**Work instructions:** Only lines with the word "this" are needed; collect each of them from the listing below.

**Available data:**
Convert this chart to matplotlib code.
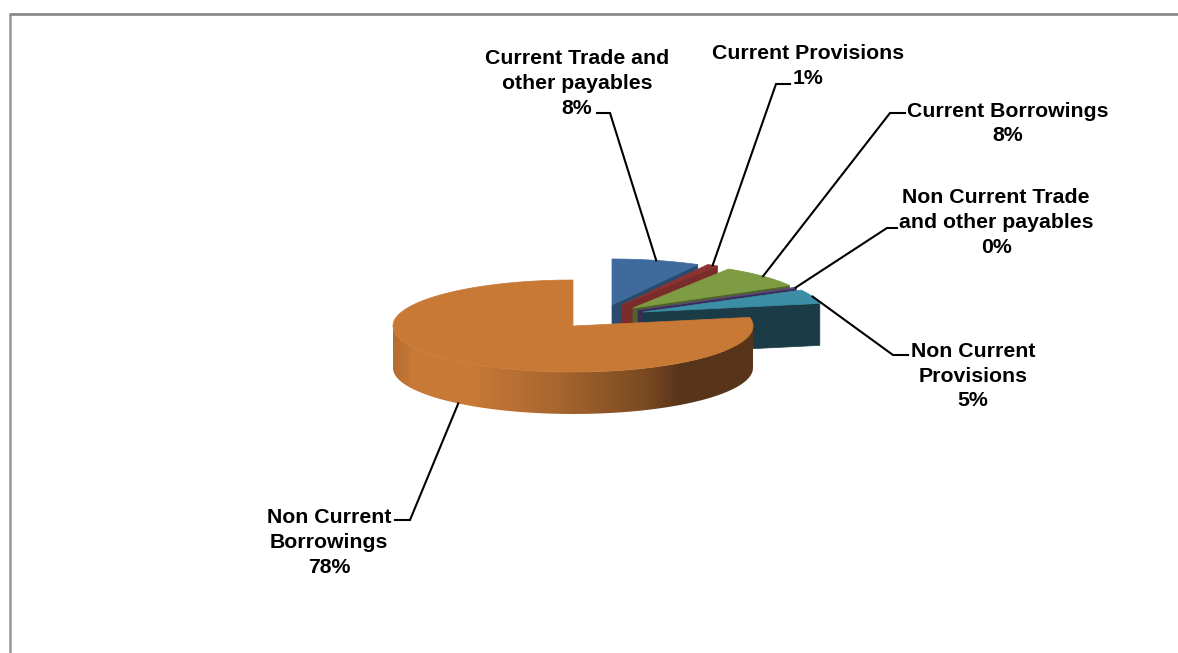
==
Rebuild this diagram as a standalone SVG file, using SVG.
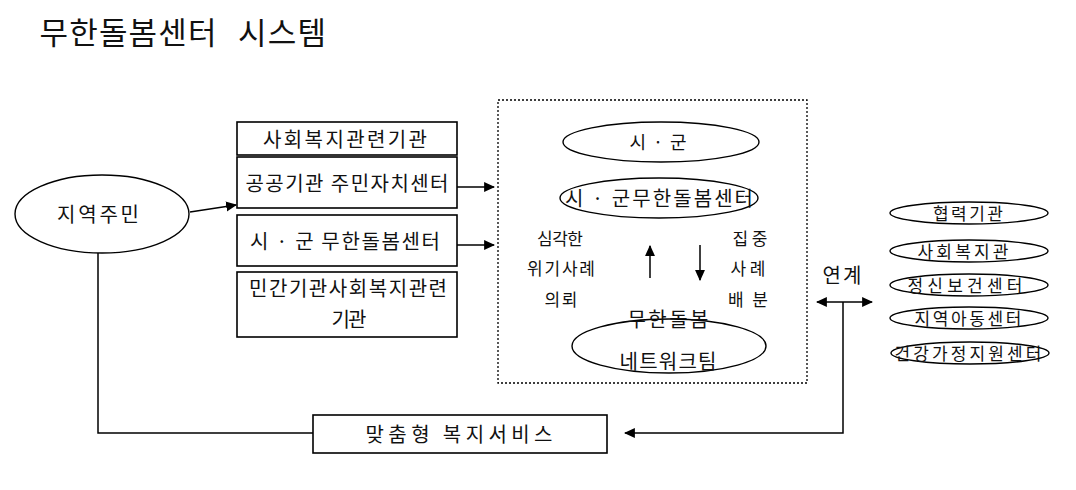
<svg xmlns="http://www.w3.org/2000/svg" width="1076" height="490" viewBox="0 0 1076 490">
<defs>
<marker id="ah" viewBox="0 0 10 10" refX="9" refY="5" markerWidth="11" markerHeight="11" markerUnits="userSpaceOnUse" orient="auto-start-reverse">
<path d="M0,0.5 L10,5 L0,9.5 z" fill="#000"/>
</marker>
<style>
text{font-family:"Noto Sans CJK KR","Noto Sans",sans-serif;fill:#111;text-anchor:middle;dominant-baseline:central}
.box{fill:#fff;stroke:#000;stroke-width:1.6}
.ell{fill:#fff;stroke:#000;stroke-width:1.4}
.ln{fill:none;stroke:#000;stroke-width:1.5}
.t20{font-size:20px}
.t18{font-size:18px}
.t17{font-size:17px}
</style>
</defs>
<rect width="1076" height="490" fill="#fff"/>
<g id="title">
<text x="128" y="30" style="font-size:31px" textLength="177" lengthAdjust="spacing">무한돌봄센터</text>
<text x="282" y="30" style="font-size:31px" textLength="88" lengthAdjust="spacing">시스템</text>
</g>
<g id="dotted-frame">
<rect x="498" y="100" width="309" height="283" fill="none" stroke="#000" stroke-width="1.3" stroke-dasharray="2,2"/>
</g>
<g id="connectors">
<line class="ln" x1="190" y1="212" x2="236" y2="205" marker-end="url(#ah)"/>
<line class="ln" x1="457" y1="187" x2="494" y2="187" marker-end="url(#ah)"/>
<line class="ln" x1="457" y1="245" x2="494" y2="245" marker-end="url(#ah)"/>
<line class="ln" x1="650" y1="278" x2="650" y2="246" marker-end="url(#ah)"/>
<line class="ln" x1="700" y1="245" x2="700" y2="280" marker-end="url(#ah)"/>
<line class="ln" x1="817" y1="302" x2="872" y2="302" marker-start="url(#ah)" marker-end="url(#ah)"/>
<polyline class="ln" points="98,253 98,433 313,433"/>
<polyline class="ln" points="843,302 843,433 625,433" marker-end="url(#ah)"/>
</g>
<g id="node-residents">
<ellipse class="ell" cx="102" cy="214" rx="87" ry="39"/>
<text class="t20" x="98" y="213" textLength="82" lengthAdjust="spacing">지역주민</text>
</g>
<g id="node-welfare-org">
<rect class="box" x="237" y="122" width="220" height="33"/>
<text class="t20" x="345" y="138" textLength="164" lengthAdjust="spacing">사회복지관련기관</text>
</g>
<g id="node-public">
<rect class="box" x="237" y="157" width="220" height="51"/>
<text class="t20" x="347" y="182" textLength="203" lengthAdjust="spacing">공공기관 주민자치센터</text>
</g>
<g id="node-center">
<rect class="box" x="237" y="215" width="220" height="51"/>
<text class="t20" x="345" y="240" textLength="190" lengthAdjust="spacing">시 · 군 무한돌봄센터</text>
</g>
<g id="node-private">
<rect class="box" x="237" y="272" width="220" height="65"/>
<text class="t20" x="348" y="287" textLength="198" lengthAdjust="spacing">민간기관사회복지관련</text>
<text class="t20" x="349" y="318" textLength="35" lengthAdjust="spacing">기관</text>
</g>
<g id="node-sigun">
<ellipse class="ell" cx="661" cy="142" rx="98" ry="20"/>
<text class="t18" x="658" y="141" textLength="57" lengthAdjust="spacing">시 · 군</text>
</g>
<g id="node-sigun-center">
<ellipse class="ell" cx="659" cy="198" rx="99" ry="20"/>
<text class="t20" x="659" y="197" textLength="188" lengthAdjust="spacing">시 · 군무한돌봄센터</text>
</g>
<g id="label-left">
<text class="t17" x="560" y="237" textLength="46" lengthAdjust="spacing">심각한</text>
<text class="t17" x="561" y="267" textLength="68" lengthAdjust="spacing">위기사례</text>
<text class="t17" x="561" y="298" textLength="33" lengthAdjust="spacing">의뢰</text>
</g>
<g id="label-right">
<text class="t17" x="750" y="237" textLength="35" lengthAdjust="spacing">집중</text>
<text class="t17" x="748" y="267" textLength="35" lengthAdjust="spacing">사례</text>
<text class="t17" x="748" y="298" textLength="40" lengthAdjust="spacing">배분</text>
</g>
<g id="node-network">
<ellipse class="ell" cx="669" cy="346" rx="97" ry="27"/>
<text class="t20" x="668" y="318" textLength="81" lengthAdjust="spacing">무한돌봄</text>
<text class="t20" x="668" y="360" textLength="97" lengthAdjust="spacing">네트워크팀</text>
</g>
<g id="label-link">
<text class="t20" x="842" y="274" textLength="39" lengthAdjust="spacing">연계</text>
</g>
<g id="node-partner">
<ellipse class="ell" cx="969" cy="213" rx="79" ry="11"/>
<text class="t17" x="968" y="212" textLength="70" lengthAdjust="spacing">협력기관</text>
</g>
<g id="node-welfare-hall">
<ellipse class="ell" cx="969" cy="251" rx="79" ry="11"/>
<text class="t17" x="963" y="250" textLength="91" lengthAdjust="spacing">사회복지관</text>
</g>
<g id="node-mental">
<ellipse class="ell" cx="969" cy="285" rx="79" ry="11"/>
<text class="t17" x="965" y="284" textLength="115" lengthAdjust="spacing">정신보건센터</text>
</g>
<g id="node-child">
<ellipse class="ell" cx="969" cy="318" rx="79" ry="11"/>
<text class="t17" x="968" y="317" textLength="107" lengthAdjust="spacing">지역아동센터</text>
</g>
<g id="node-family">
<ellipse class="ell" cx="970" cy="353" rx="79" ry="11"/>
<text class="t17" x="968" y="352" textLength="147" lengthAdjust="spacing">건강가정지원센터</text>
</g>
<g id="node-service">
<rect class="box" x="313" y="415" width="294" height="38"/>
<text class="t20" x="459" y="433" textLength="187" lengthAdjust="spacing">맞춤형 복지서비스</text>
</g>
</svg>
--
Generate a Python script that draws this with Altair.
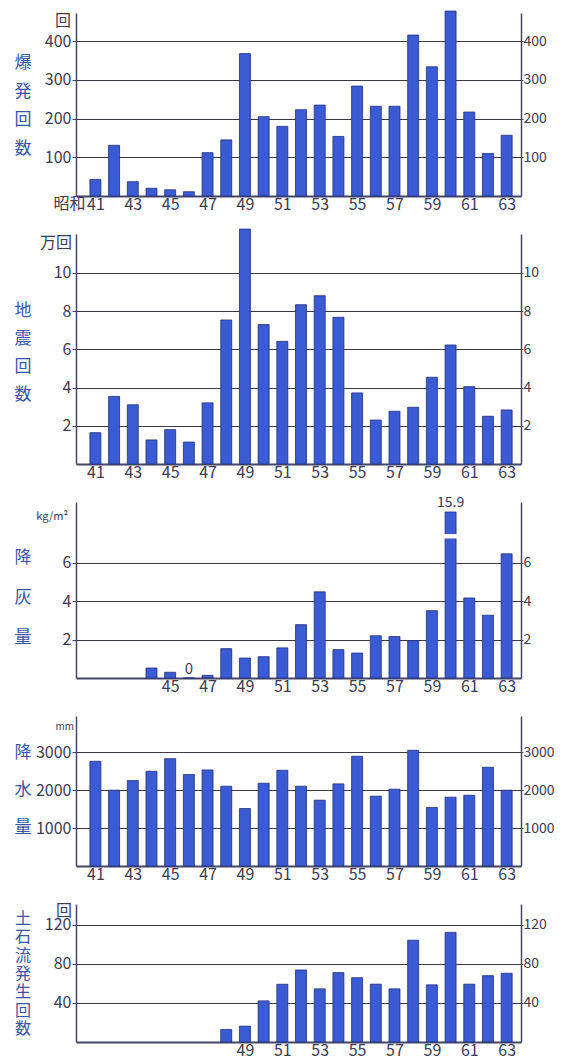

**Task result:**
Convert this chart to matplotlib code.
Rebuild this diagram as a standalone SVG file, using SVG.
Generate a Python script that draws this with Altair.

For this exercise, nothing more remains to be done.